▸ Stated exercise
Reproduce the listing word for word. Skip any image.

▸ Data excerpt
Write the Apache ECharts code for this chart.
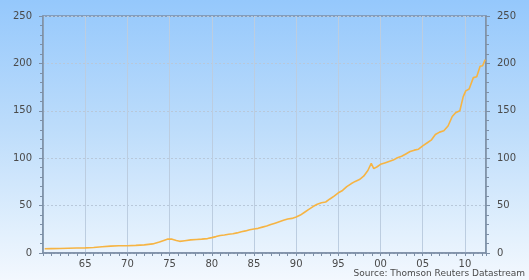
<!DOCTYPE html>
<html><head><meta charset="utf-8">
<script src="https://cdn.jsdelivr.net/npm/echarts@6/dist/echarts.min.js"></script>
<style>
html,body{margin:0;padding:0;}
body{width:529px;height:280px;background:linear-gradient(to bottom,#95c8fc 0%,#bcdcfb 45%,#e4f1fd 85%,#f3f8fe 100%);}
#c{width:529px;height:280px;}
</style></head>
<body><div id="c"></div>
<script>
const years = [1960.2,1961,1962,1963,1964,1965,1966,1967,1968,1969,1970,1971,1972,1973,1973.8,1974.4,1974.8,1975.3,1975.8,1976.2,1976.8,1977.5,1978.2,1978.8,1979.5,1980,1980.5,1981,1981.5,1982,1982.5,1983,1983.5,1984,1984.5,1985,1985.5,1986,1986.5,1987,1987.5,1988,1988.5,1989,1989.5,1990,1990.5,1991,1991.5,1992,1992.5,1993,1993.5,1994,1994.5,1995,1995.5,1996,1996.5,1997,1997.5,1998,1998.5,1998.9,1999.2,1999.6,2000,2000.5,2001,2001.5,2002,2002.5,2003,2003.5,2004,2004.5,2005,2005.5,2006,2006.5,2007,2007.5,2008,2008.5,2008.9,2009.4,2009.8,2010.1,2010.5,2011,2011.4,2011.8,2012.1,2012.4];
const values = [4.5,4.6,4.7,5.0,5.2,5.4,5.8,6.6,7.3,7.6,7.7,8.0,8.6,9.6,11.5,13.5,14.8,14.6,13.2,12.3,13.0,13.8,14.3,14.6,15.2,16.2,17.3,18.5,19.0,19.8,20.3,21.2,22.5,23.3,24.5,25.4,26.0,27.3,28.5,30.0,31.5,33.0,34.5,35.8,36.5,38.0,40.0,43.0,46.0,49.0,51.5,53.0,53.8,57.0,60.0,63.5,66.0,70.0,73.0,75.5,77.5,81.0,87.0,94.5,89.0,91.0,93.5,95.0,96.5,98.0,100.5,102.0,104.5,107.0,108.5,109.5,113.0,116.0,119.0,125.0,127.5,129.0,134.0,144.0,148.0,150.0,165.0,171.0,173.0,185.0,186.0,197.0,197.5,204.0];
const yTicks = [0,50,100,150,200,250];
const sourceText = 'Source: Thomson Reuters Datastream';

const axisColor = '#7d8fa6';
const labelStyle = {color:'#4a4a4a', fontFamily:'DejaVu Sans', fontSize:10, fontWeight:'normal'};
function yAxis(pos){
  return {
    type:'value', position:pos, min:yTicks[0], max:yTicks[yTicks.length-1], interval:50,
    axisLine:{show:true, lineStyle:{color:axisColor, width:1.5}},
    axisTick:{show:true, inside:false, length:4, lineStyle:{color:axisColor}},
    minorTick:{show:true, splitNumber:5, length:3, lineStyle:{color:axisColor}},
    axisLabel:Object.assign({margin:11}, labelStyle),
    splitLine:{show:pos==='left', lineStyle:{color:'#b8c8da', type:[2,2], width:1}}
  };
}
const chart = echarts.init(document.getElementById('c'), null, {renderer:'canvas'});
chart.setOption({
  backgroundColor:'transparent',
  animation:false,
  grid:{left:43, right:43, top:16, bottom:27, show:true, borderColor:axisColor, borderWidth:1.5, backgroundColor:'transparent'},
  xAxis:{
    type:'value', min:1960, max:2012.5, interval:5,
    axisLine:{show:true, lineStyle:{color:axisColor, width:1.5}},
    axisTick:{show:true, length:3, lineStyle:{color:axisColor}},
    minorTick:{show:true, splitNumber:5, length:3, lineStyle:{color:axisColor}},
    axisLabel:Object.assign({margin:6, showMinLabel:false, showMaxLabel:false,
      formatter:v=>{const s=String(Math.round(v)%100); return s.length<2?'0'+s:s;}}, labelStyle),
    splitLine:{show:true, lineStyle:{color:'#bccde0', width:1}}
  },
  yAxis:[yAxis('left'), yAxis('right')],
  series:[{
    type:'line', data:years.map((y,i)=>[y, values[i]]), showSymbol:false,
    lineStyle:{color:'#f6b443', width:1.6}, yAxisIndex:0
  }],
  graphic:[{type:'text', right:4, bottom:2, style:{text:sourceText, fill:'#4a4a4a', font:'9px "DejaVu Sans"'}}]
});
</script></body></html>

▸ Written answer
Write the Apache ECharts code for this chart.
<!DOCTYPE html>
<html><head><meta charset="utf-8">
<script src="https://cdn.jsdelivr.net/npm/echarts@6/dist/echarts.min.js"></script>
<style>
html,body{margin:0;padding:0;}
body{width:529px;height:280px;background:linear-gradient(to bottom,#95c8fc 0%,#bcdcfb 45%,#e4f1fd 85%,#f3f8fe 100%);}
#c{width:529px;height:280px;}
</style></head>
<body><div id="c"></div>
<script>
const years = [1960.2,1961,1962,1963,1964,1965,1966,1967,1968,1969,1970,1971,1972,1973,1973.8,1974.4,1974.8,1975.3,1975.8,1976.2,1976.8,1977.5,1978.2,1978.8,1979.5,1980,1980.5,1981,1981.5,1982,1982.5,1983,1983.5,1984,1984.5,1985,1985.5,1986,1986.5,1987,1987.5,1988,1988.5,1989,1989.5,1990,1990.5,1991,1991.5,1992,1992.5,1993,1993.5,1994,1994.5,1995,1995.5,1996,1996.5,1997,1997.5,1998,1998.5,1998.9,1999.2,1999.6,2000,2000.5,2001,2001.5,2002,2002.5,2003,2003.5,2004,2004.5,2005,2005.5,2006,2006.5,2007,2007.5,2008,2008.5,2008.9,2009.4,2009.8,2010.1,2010.5,2011,2011.4,2011.8,2012.1,2012.4];
const values = [4.5,4.6,4.7,5.0,5.2,5.4,5.8,6.6,7.3,7.6,7.7,8.0,8.6,9.6,11.5,13.5,14.8,14.6,13.2,12.3,13.0,13.8,14.3,14.6,15.2,16.2,17.3,18.5,19.0,19.8,20.3,21.2,22.5,23.3,24.5,25.4,26.0,27.3,28.5,30.0,31.5,33.0,34.5,35.8,36.5,38.0,40.0,43.0,46.0,49.0,51.5,53.0,53.8,57.0,60.0,63.5,66.0,70.0,73.0,75.5,77.5,81.0,87.0,94.5,89.0,91.0,93.5,95.0,96.5,98.0,100.5,102.0,104.5,107.0,108.5,109.5,113.0,116.0,119.0,125.0,127.5,129.0,134.0,144.0,148.0,150.0,165.0,171.0,173.0,185.0,186.0,197.0,197.5,204.0];
const yTicks = [0,50,100,150,200,250];
const sourceText = 'Source: Thomson Reuters Datastream';

const axisColor = '#7d8fa6';
const labelStyle = {color:'#4a4a4a', fontFamily:'DejaVu Sans', fontSize:10, fontWeight:'normal'};
function yAxis(pos){
  return {
    type:'value', position:pos, min:yTicks[0], max:yTicks[yTicks.length-1], interval:50,
    axisLine:{show:true, lineStyle:{color:axisColor, width:1.5}},
    axisTick:{show:true, inside:false, length:4, lineStyle:{color:axisColor}},
    minorTick:{show:true, splitNumber:5, length:3, lineStyle:{color:axisColor}},
    axisLabel:Object.assign({margin:11}, labelStyle),
    splitLine:{show:pos==='left', lineStyle:{color:'#b8c8da', type:[2,2], width:1}}
  };
}
const chart = echarts.init(document.getElementById('c'), null, {renderer:'canvas'});
chart.setOption({
  backgroundColor:'transparent',
  animation:false,
  grid:{left:43, right:43, top:16, bottom:27, show:true, borderColor:axisColor, borderWidth:1.5, backgroundColor:'transparent'},
  xAxis:{
    type:'value', min:1960, max:2012.5, interval:5,
    axisLine:{show:true, lineStyle:{color:axisColor, width:1.5}},
    axisTick:{show:true, length:3, lineStyle:{color:axisColor}},
    minorTick:{show:true, splitNumber:5, length:3, lineStyle:{color:axisColor}},
    axisLabel:Object.assign({margin:6, showMinLabel:false, showMaxLabel:false,
      formatter:v=>{const s=String(Math.round(v)%100); return s.length<2?'0'+s:s;}}, labelStyle),
    splitLine:{show:true, lineStyle:{color:'#bccde0', width:1}}
  },
  yAxis:[yAxis('left'), yAxis('right')],
  series:[{
    type:'line', data:years.map((y,i)=>[y, values[i]]), showSymbol:false,
    lineStyle:{color:'#f6b443', width:1.6}, yAxisIndex:0
  }],
  graphic:[{type:'text', right:4, bottom:2, style:{text:sourceText, fill:'#4a4a4a', font:'9px "DejaVu Sans"'}}]
});
</script></body></html>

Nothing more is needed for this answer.